> **Written request**
Output every line of the material exactly, omitting images.

> **Input for this task**
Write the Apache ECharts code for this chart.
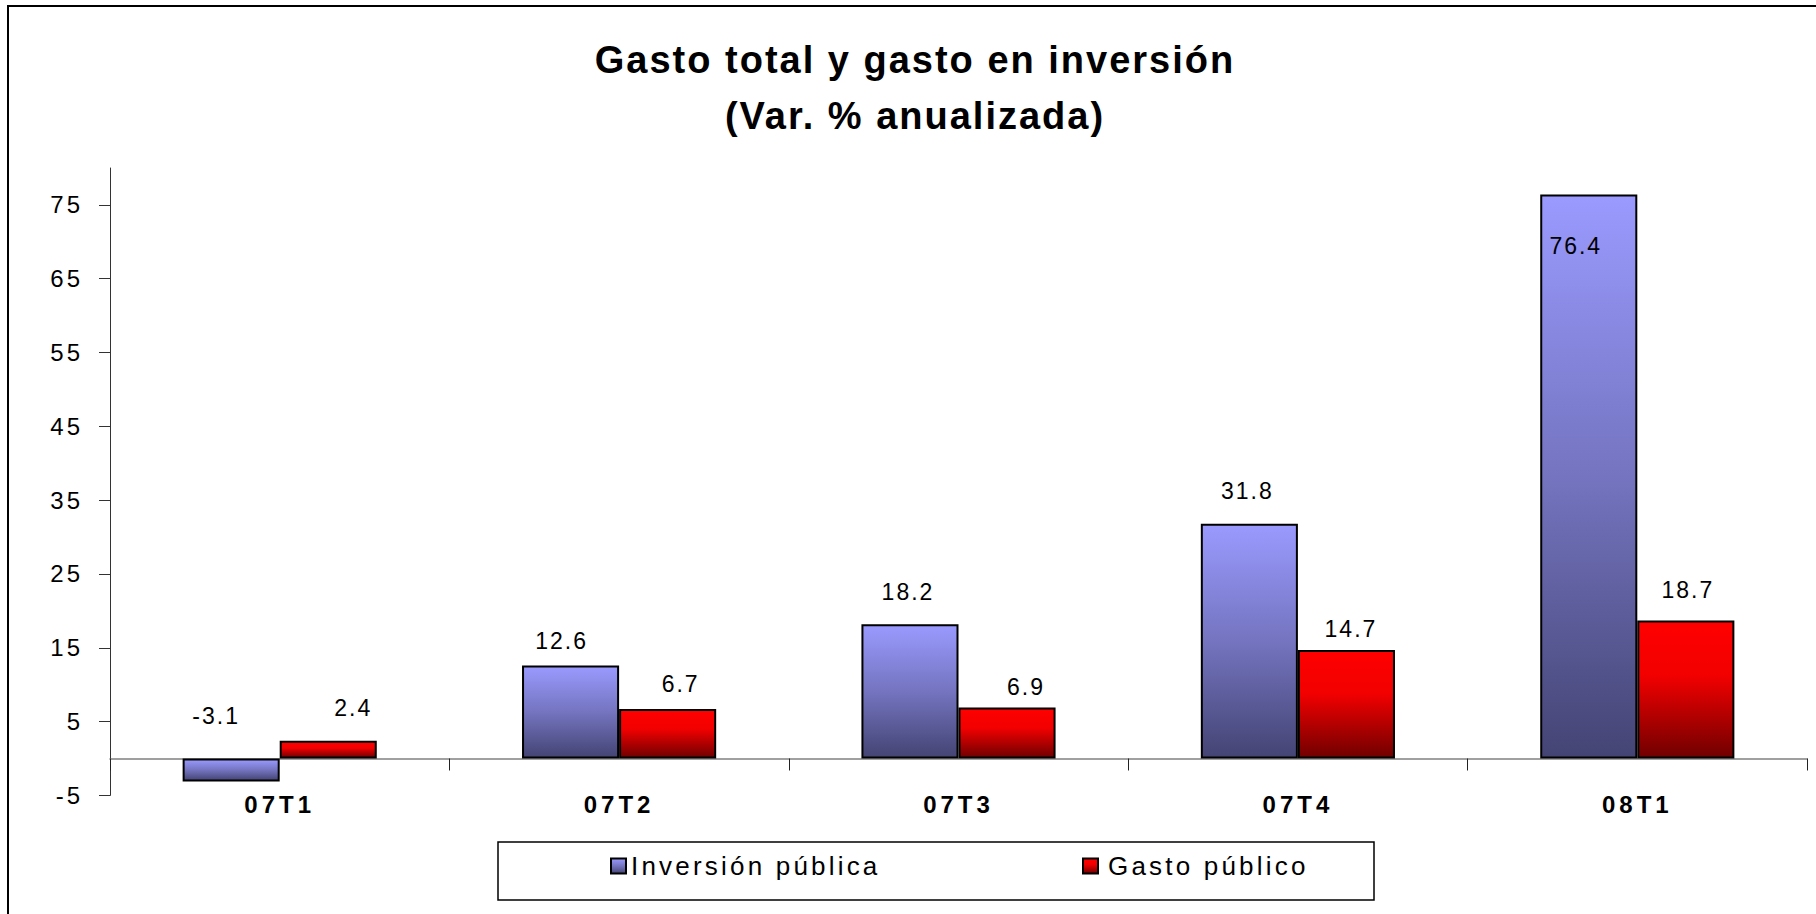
<!DOCTYPE html>
<html>
<head>
<meta charset="utf-8">
<script src="https://cdn.jsdelivr.net/npm/echarts@6/dist/echarts.min.js"></script>
<style>
  html, body { margin: 0; padding: 0; background: #fff; }
  #chart { width: 1816px; height: 914px; letter-spacing: 2px; }
  /* wider tracking for the quarter labels, the value-axis labels and the legend entries */
  #chart text[style*="bold"][style*="24px"] { letter-spacing: 4px; }
  #chart text[style*="24px"]:not([style*="bold"]) { letter-spacing: 3px; }
  #chart text[style*="26px"] { letter-spacing: 3.2px; }
</style>
</head>
<body>
<div id="chart"></div>
<script>
// Quarters and annualised % change
const quarters = ['07T1', '07T2', '07T3', '07T4', '08T1'];
const inversionPublica = [-3.1, 12.6, 18.2, 31.8, 76.4];
const gastoPublico = [2.4, 6.7, 6.9, 14.7, 18.7];
const yTickValues = [-5, 5, 15, 25, 35, 45, 55, 65, 75];
const seriesNames = ['Inversión pública', 'Gasto público'];

// Per-bar nudges [dx, dy] for the value labels
const inversionLabelNudge = [[-15, -31], [-9, -13], [-2, -21], [-2, -21.5], [-13, 62.5]];
const gastoLabelNudge = [[25, -21.5], [13, -14], [19, -9.5], [4.5, -9], [2, -19]];

const FONT = 'Liberation Sans, Arial, sans-serif';

const blueFill = new echarts.graphic.LinearGradient(0, 0, 0, 1, [
  { offset: 0, color: '#9a9aff' },
  { offset: 0.5, color: '#7474c0' },
  { offset: 1, color: '#444474' }
]);
const redFill = new echarts.graphic.LinearGradient(0, 0, 0, 1, [
  { offset: 0, color: '#ff0000' },
  { offset: 0.4, color: '#f20000' },
  { offset: 1, color: '#700000' }
]);

function withLabels(values, nudges) {
  return values.map((v, i) => ({ value: v, label: { offset: nudges[i] } }));
}

const valueLabel = {
  show: true,
  position: 'top',
  distance: 0,
  color: '#000',
  fontFamily: FONT,
  fontSize: 23,
  formatter: p => p.value.toFixed(1)
};

const chart = echarts.init(document.getElementById('chart'), null, { renderer: 'svg' });

chart.setOption({
  backgroundColor: '#fff',
  animation: false,
  title: {
    text: 'Gasto total y gasto en inversión\n(Var. % anualizada)',
    left: 915,
    top: 32,
    padding: 0,
    textAlign: 'center',
    textStyle: {
      fontFamily: FONT,
      fontSize: 38,
      fontWeight: 'bold',
      lineHeight: 56,
      color: '#000'
    }
  },
  legend: [
    {
      data: [seriesNames[0]],
      left: 610, top: 853, padding: 0,
      icon: 'rect', itemWidth: 15, itemHeight: 15,
      textStyle: { fontFamily: FONT, fontSize: 26, color: '#000' }
    },
    {
      data: [seriesNames[1]],
      left: 1082, top: 853, padding: 0,
      icon: 'rect', itemWidth: 15, itemHeight: 15,
      textStyle: { fontFamily: FONT, fontSize: 26, color: '#000', padding: [0, 0, 0, 5] }
    }
  ],
  grid: { left: 110, right: 9, top: 168, bottom: 118.6, containLabel: false },
  xAxis: {
    type: 'category',
    data: quarters,
    boundaryGap: true,
    axisLine: { onZero: true, lineStyle: { color: '#808080', width: 1.5 } },
    axisTick: { show: true, interval: 0, length: 12, lineStyle: { color: '#222', width: 1 } },
    axisLabel: {
      interval: 0,
      margin: -2.5,
      fontFamily: FONT,
      fontSize: 24,
      fontWeight: 'bold',
      color: '#000'
    },
    splitLine: { show: false }
  },
  yAxis: {
    type: 'value',
    min: -5,
    max: 80,
    axisLine: { show: true, lineStyle: { color: '#333', width: 1 } },
    axisTick: { show: true, length: 11, customValues: yTickValues, lineStyle: { color: '#333' } },
    axisLabel: {
      customValues: yTickValues,
      margin: 27,
      fontFamily: FONT,
      fontSize: 24,
      color: '#000'
    },
    splitLine: { show: false }
  },
  series: [
    {
      name: seriesNames[0],
      type: 'bar',
      data: withLabels(inversionPublica, inversionLabelNudge),
      barWidth: '28.6%',
      barGap: '0%',
      itemStyle: { color: blueFill, borderColor: '#000', borderWidth: 2 },
      label: valueLabel
    },
    {
      name: seriesNames[1],
      type: 'bar',
      data: withLabels(gastoPublico, gastoLabelNudge),
      barWidth: '28.6%',
      barGap: '0%',
      itemStyle: { color: redFill, borderColor: '#000', borderWidth: 2 },
      label: valueLabel
    }
  ],
  graphic: [
    {
      type: 'rect',
      shape: { x: 8, y: 6, width: 1820, height: 920 },
      style: { fill: 'none', stroke: '#000', lineWidth: 2 },
      silent: true
    },
    {
      type: 'rect',
      shape: { x: 498, y: 842, width: 876, height: 58 },
      style: { fill: 'none', stroke: '#000', lineWidth: 1.5 },
      silent: true,
      z: -1
    }
  ]
});
</script>
</body>
</html>
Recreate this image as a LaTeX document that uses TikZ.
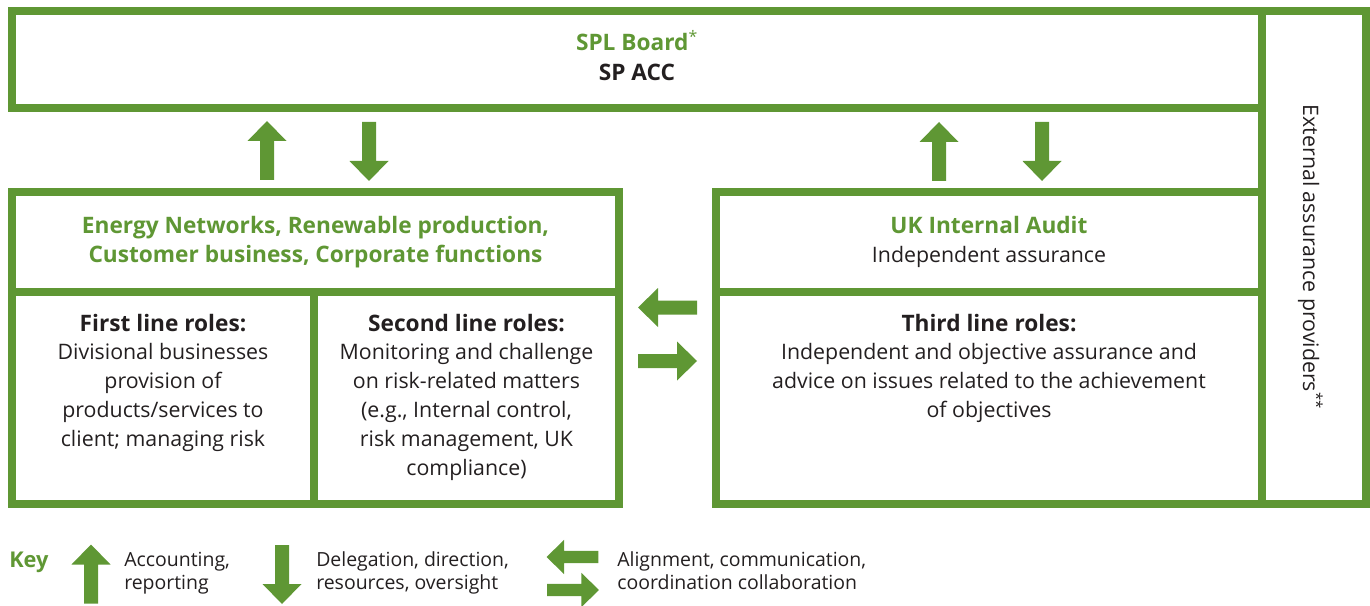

> **Result of the task**
Write the Apache ECharts code for this chart.
<!DOCTYPE html>
<html>
<head>
<meta charset="utf-8">
<script src="https://cdn.jsdelivr.net/npm/echarts@6/dist/echarts.min.js"></script>
<style>
  html, body { margin: 0; padding: 0; background: #fff; }
  #chart { width: 1816px; height: 914px; letter-spacing: 2px; }
  /* wider tracking for the quarter labels, the value-axis labels and the legend entries */
  #chart text[style*="bold"][style*="24px"] { letter-spacing: 4px; }
  #chart text[style*="24px"]:not([style*="bold"]) { letter-spacing: 3px; }
  #chart text[style*="26px"] { letter-spacing: 3.2px; }
</style>
</head>
<body>
<div id="chart"></div>
<script>
// Quarters and annualised % change
const quarters = ['07T1', '07T2', '07T3', '07T4', '08T1'];
const inversionPublica = [-3.1, 12.6, 18.2, 31.8, 76.4];
const gastoPublico = [2.4, 6.7, 6.9, 14.7, 18.7];
const yTickValues = [-5, 5, 15, 25, 35, 45, 55, 65, 75];
const seriesNames = ['Inversión pública', 'Gasto público'];

// Per-bar nudges [dx, dy] for the value labels
const inversionLabelNudge = [[-15, -31], [-9, -13], [-2, -21], [-2, -21.5], [-13, 62.5]];
const gastoLabelNudge = [[25, -21.5], [13, -14], [19, -9.5], [4.5, -9], [2, -19]];

const FONT = 'Liberation Sans, Arial, sans-serif';

const blueFill = new echarts.graphic.LinearGradient(0, 0, 0, 1, [
  { offset: 0, color: '#9a9aff' },
  { offset: 0.5, color: '#7474c0' },
  { offset: 1, color: '#444474' }
]);
const redFill = new echarts.graphic.LinearGradient(0, 0, 0, 1, [
  { offset: 0, color: '#ff0000' },
  { offset: 0.4, color: '#f20000' },
  { offset: 1, color: '#700000' }
]);

function withLabels(values, nudges) {
  return values.map((v, i) => ({ value: v, label: { offset: nudges[i] } }));
}

const valueLabel = {
  show: true,
  position: 'top',
  distance: 0,
  color: '#000',
  fontFamily: FONT,
  fontSize: 23,
  formatter: p => p.value.toFixed(1)
};

const chart = echarts.init(document.getElementById('chart'), null, { renderer: 'svg' });

chart.setOption({
  backgroundColor: '#fff',
  animation: false,
  title: {
    text: 'Gasto total y gasto en inversión\n(Var. % anualizada)',
    left: 915,
    top: 32,
    padding: 0,
    textAlign: 'center',
    textStyle: {
      fontFamily: FONT,
      fontSize: 38,
      fontWeight: 'bold',
      lineHeight: 56,
      color: '#000'
    }
  },
  legend: [
    {
      data: [seriesNames[0]],
      left: 610, top: 853, padding: 0,
      icon: 'rect', itemWidth: 15, itemHeight: 15,
      textStyle: { fontFamily: FONT, fontSize: 26, color: '#000' }
    },
    {
      data: [seriesNames[1]],
      left: 1082, top: 853, padding: 0,
      icon: 'rect', itemWidth: 15, itemHeight: 15,
      textStyle: { fontFamily: FONT, fontSize: 26, color: '#000', padding: [0, 0, 0, 5] }
    }
  ],
  grid: { left: 110, right: 9, top: 168, bottom: 118.6, containLabel: false },
  xAxis: {
    type: 'category',
    data: quarters,
    boundaryGap: true,
    axisLine: { onZero: true, lineStyle: { color: '#808080', width: 1.5 } },
    axisTick: { show: true, interval: 0, length: 12, lineStyle: { color: '#222', width: 1 } },
    axisLabel: {
      interval: 0,
      margin: -2.5,
      fontFamily: FONT,
      fontSize: 24,
      fontWeight: 'bold',
      color: '#000'
    },
    splitLine: { show: false }
  },
  yAxis: {
    type: 'value',
    min: -5,
    max: 80,
    axisLine: { show: true, lineStyle: { color: '#333', width: 1 } },
    axisTick: { show: true, length: 11, customValues: yTickValues, lineStyle: { color: '#333' } },
    axisLabel: {
      customValues: yTickValues,
      margin: 27,
      fontFamily: FONT,
      fontSize: 24,
      color: '#000'
    },
    splitLine: { show: false }
  },
  series: [
    {
      name: seriesNames[0],
      type: 'bar',
      data: withLabels(inversionPublica, inversionLabelNudge),
      barWidth: '28.6%',
      barGap: '0%',
      itemStyle: { color: blueFill, borderColor: '#000', borderWidth: 2 },
      label: valueLabel
    },
    {
      name: seriesNames[1],
      type: 'bar',
      data: withLabels(gastoPublico, gastoLabelNudge),
      barWidth: '28.6%',
      barGap: '0%',
      itemStyle: { color: redFill, borderColor: '#000', borderWidth: 2 },
      label: valueLabel
    }
  ],
  graphic: [
    {
      type: 'rect',
      shape: { x: 8, y: 6, width: 1820, height: 920 },
      style: { fill: 'none', stroke: '#000', lineWidth: 2 },
      silent: true
    },
    {
      type: 'rect',
      shape: { x: 498, y: 842, width: 876, height: 58 },
      style: { fill: 'none', stroke: '#000', lineWidth: 1.5 },
      silent: true,
      z: -1
    }
  ]
});
</script>
</body>
</html>
Recreate this image as a LaTeX document that uses TikZ.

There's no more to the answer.